In giorni in cui la preoccupazione dell’Unione Europea per la tenuta dei conti italiani sono tornate il tema più caldo al centro del dibattito politico, il rapporto della Corte sulla finanza pubblica amplifica come un’eco le ansie di Buxelles. «Se è apprezzabile che la lotta alla povertà abbia segnato un successo in termini di stanziamenti acquisiti – si legge nel ponderoso testo dei magistrati contabili – dati i vincoli della finanza pubblica italiana, sarebbe stato più sostenibile un approccio improntato, per quel che riguarda l’ammontare del beneficio riconosciuto, a criteri di incrementi graduali.
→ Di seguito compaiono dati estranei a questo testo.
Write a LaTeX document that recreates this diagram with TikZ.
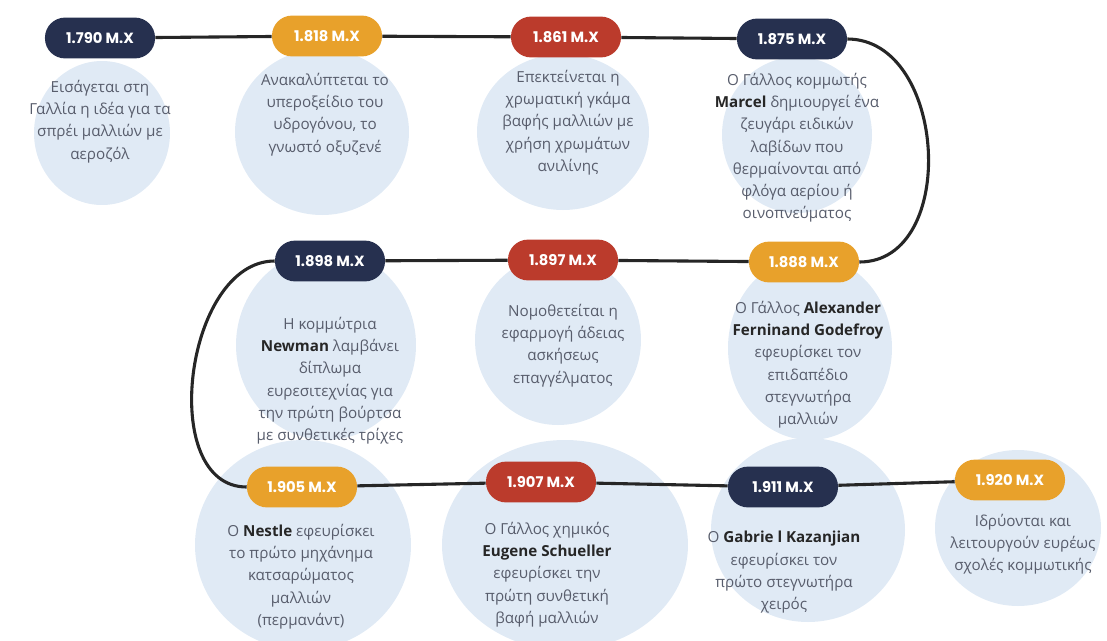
\documentclass[tikz,border=0pt]{standalone}
\usepackage{fontspec}
\setmainfont{Open Sans}
\newfontfamily\yearfont{Poppins}
\definecolor{navy}{HTML}{26304F}
\definecolor{amber}{HTML}{E8A12B}
\definecolor{brick}{HTML}{BB3B2C}
\definecolor{haze}{HTML}{E0EAF5}
\definecolor{ink}{HTML}{585D6C}
\newcommand\who[1]{\textcolor{black!85}{\textbf{#1}}}
\begin{document}
\begin{tikzpicture}[x=0.025cm,y=-0.025cm,
    year/.style={rounded corners=0.5cm,minimum width=2.75cm,minimum height=1.02cm,
        text=white,font=\yearfont\bfseries\fontsize{10.5}{12}\selectfont},
    info/.style={anchor=north,align=center,inner sep=0pt,text=ink,
        font=\fontsize{10.8}{15.8}\selectfont},
    link/.style={line width=2.2pt,black!85}]
        \useasboundingbox (0,0) rectangle (1107,640);
        % blobs behind the texts
        \fill[haze] (102,133) ellipse [x radius=68, y radius=72];
        \fill[haze] (322,132) ellipse [x radius=87, y radius=83];
        \fill[haze] (563,132) ellipse [x radius=86, y radius=78];
        \fill[haze] (797,135) ellipse [x radius=75, y radius=78];
        \fill[haze] (326,345) ellipse [x radius=90, y radius=95];
        \fill[haze] (558,340) ellipse [x radius=83, y radius=85];
        \fill[haze] (810,348) ellipse [x radius=82, y radius=92];
        \fill[haze] (303,545) ellipse [x radius=108, y radius=105];
        \fill[haze] (565,545) ellipse [x radius=123, y radius=105];
        \fill[haze] (808,530) ellipse [x radius=97, y radius=92];
        \fill[haze] (1018,528) ellipse [x radius=83, y radius=78];
        % years
        \node[year,fill=navy] at (100,38) (p1790){1.790 M.X};
        \node[year,fill=amber] at (327,36) (p1818){1.818 M.X};
        \node[year,fill=brick] at (566,37) (p1861){1.861 M.X};
        \node[year,fill=navy] at (792,39) (p1875){1.875 M.X};
        \node[year,fill=navy] at (330,261) (p1898){1.898 M.X};
        \node[year,fill=brick] at (563,260) (p1897){1.897 M.X};
        \node[year,fill=amber] at (804,262) (p1888){1.888 M.X};
        \node[year,fill=amber] at (302,487) (p1905){1.905 M.X};
        \node[year,fill=brick] at (541,482) (p1907){1.907 M.X};
        \node[year,fill=navy] at (783,487) (p1911){1.911 M.X};
        \node[year,fill=amber] at (1010,480) (p1920){1.920 M.X};
        % timeline
        \draw[link] (p1790) -- (p1818);
        \draw[link] (p1818) -- (p1861);
        \draw[link] (p1861) -- (p1875);
        \draw[link] (p1875.east) .. controls +(100,0) and +(100,0) .. (p1888.east);
        \draw[link] (p1888) -- (p1897);
        \draw[link] (p1897) -- (p1898);
        \draw[link] (p1898.west) .. controls +(-90,0) and +(-90,0) .. (p1905.west);
        \draw[link] (p1905) -- (p1907);
        \draw[link] (p1907) -- (p1911);
        \draw[link] (p1911) -- (p1920);
        % texts
        \node[info] at (100,80) (t1790){Εισάγεται στη\\Γαλλία η ιδέα για τα\\σπρέι μαλλιών με\\αεροζόλ};
        \node[info] at (325,73) (t1818){Ανακαλύπτεται το\\υπεροξείδιο του\\υδρογόνου, το\\γνωστό οξυζενέ};
        \node[info] at (568,70) (t1861){Επεκτείνεται η\\χρωματική γκάμα\\βαφής μαλλιών με\\χρήση χρωμάτων\\ανιλίνης};
        \node[info] at (797,73) (t1875){Ο Γάλλος κομμωτής\\\who{Marcel} δημιουργεί ένα\\ζευγάρι ειδικών\\λαβίδων που\\θερμαίνονται από\\φλόγα αερίου ή\\οινοπνεύματος};
        \node[info] at (330,317) (t1898){Η κομμώτρια\\\who{Newman} λαμβάνει\\δίπλωμα\\ευρεσιτεχνίας για\\την πρώτη βούρτσα\\με συνθετικές τρίχες};
        \node[info] at (563,304) (t1897){Νομοθετείται η\\εφαρμογή άδειας\\ασκήσεως\\επαγγέλματος};
        \node[info] at (808,301) (t1888){Ο Γάλλος \who{Alexander}\\\who{Ferninand Godefroy}\\εφευρίσκει τον\\επιδαπέδιο\\στεγνωτήρα\\μαλλιών};
        \node[info] at (301,524) (t1905){Ο \who{Nestle} εφευρίσκει\\το πρώτο μηχάνημα\\κατσαρώματος\\μαλλιών\\(περμανάντ)};
        \node[info] at (547,522) (t1907){Ο Γάλλος χημικός\\\who{Eugene Schueller}\\εφευρίσκει την\\πρώτη συνθετική\\βαφή μαλλιών};
        \node[info] at (784,531) (t1911){Ο \who{Gabrie l Kazanjian}\\εφευρίσκει τον\\πρώτο στεγνωτήρα\\χειρός};
        \node[info] at (1023,514) (t1920){Ιδρύονται και\\λειτουργούν ευρέως\\σχολές κομμωτικής};
    \end{tikzpicture}
\end{document}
Inoltre, tenuto conto delle caratteristiche del fenomeno povertà, più diffuso in particolari situazioni, sarebbe stato preferibile un disegno dello strumento più attento ai nuclei familiari numerosi, che risultano relativamente penalizzati».

Spesa triplicata

È un timore, quello espresso dalla Corte, che nasce dai numeri. Con l’introduzione del Reddito di cittadinanza, le risorse messe in campo contro la povertà sono più che triplicate. Dai 2 miliardi spesi lo scorso anno tra fondo povertà e Rei, nel 2019 si passerà a 7 miliardi, di cui 5,9 solo per il Reddito di cittadinanza, con la previsione di arrivare a 8,3 miliardi nel 2021.

Famiglie numerose

Se la potenza di fuoco triplica, la preoccupazione riguarda la precisione del tiro. E il Rei, secondo la Corte, era più attento ai nuclei numerosi che, invece, sono penalizzati dal Reddito. Vero infatti che l’ammontare medio delle erogazioni passerà dai 296 euro riconosciuti con il Rei ai 500 del Rdc, con un incremento del 70%. Ma l’incremento scenderà al 60% per le famiglie di quattro persone e al 40% per quelle di cinque o più componenti, mentre sarà sensibilmente più alto per i single (+100%) e per i nuclei di due o tre persone (+80%). Questo perché il Rei aveva un coefficiente familiare più alto (fino a 2,9 volte l’importo base) rispetto a quello del Rdc.

Rischio abusi

Ancora di più preoccupa il rischio di abusi. «Nonostante un sistema di vincoli e sanzioni potenzialmente efficace – scrive la Corte – resta la preoccupazione che in un contesto come quello italiano, in cui è elevata la quota di economia sommersa e sono bassi i livelli salariali effettivi, il Rdc possa scoraggiare l’offerta di lavoro legale». Ma il rischio non è solo quello di incentivare il lavoro nero, garantendo nel contempo risorse a chi evade tasse e contributi. La Corte esprime riserve anche sull’attendibilità dell’Isee come “fotografia” della condizione economica delle famiglie. Anche il Rdc, come altre provvidenze pubbliche, rischia insomma di finire nelle tasche sbagliate: considerando che la misura è finanziata in deficit, il danno è doppio.